Share. Connect. Love.

Molly's Journey

A place for communication, a place for love, a place to help.

Latest journal entry

Getting back on my horse (figuratively. Still waiting for literally.).

I had a great appointment with Dr. Lao yesterday.  We have a new care plan that gives me hope and confidence!  Since the steroids are prohibiting me from getting immunotherapy right now, I am going to start the BRAF therapy again.  I did this in December, January and February when I was recovering from the spinal fusion surgery.  We had good results with it, and saw tumors shrinking.  BRAF is an oral pill therapy that I just take at home daily, no needles required, and fewer trips to Ann Arbor!  So I am thrilled to get back on the protocol, especially since that recent chest CT revealed new growth in my lungs (hence the shortness of breath that I experienced).  You might be thinking, why would I have stopped the BRAF protocol in February if it was being effective?  That's what I asked too.  It turns out that the BRAF protocol is only effective while it is being administered, as opposed to immunotherapy which can keep working for awhile after it is in your system even if you are not getting additional infusions.  Additionally, the body will reach a point with BRAF where the body gets saturated and the BRAF is no longer effective (there's a word for this that I am trying to remember but I can't quite think of it at the moment).  There is no way to know how long the BRAF will be effective for each individual.  So BRAF is like a bridge therapy, an effective short-term therapy,  perfect for my situation where I need a little more time to wean off these steroids.  The new care plan has me on BRAF for about three months and then we plan to restart immunotherapy, and we might go back to the two-drug infusion.  Dr. Lao said my case is very unique with all the changes and switches of therapy protocols, and we are in uncharted territory.  It is fascinating and scary all at the same time.  I am just thrilled to start the BRAF and attack these darn tumors!
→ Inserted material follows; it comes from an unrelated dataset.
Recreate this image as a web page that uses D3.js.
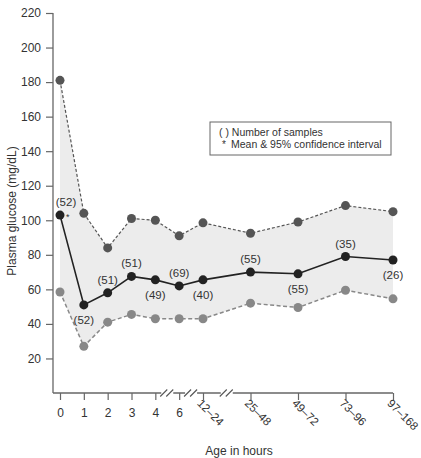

About the pain-  if it is due to the radiation, then Dr. Lao expects that it will resolve in time as the body heals. If, however, the pain is from the melanoma, then there's not much to be done except manage the pain with meds as we are currently doing.  It is possible that if the BRAF shrinks tumors, the pain will decrease as well.  But there is no way to know right now whether we are dealing with radiation pain or melanoma pain.  I just have to wait it out and see.

I want to thank everyone for your kind responses to my previous post.  You have all been so supportive and understanding, I received so many messages and texts and calls and visits to lift me up in response to that post.  I really, really appreciate it because I was in a low spot.  The low spots seems to be coming a little more often so I am getting help with that too.  I don't feel like I am strong or brave or a fighter but I appreciate you all saying that I am.  Really I'm just a regular Joe doing what I have to do to keep moving, keep growing, keep living.  But I certainly couldn't do it without my friends and family!!  Love you!!!

Thank you a million bajillion times for being you!